Reinforcement learning (RL) has gained popularity in the realm of recommender systems due to its ability to optimize long-term rewards and guide users in discovering relevant content. However, the successful implementation of RL in recommender systems is challenging because of several factors, including the limited availability of online data for training on-policy methods. This scarcity requires expensive human interaction for online model training. Furthermore, the development of effective evaluation frameworks that accurately reflect the quality of models remains a fundamental challenge in recommender systems. To address these challenges, we propose a comprehensive framework for synthetic environments that simulate human behavior by harnessing the capabilities of large language models (LLMs). We complement our framework with in-depth ablation studies and demonstrate its effectiveness with experiments on movie and book recommendations. Using LLMs as synthetic users, this work introduces a modular and novel framework to train RL-based recommender systems. The software, including the RL environment, is publicly available on GitHub.

Figures (11)

• Figure 1: Overview of SUBER. The environment is built as a modular framework where each component can be modified as required. The basic control flow is as follows: The environment provides an observation using the memory module; the RL model returns an item recommendation in the form of an action, which is processed into a prompt by the memory and preprocessing component before being passed to the LLM. The score returned by the LLM is postprocessed, stored in memory and returned as a reward to the RL model.

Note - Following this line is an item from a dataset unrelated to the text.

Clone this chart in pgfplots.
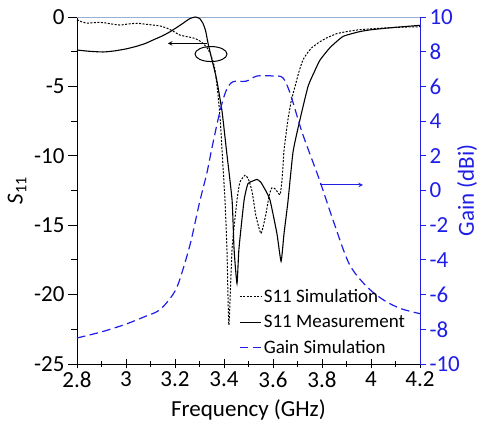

• Figure 2: Pipeline of one interaction between the RL model and SUBER. The environment provides an observation in the form of a user description and user-item interaction history to the RL model. The RL model then recommends an item, which is processed into a prompt together with the user description and interaction history. The LLM uses this prompt to generate a reward for the recommended item. The reward is stored as part of the user-item interaction history and returned to the RL model.
• Figure 3: Aggregated score across LLM families for the movie environment (top), and for the book environment (bottom) by varying only the LLM component. For details see \ref{['app:ablations_all_extended']}.
• Figure 4: Training plot of various RL models. The y-axis displays the average reward from evaluation samples.
• Figure 5: Genre preferences of user generated via LLM. For each movie genre, we show in blue the percentage of generated users who like the genre. Similarly, we show in red the percentage of users who do not like the genre.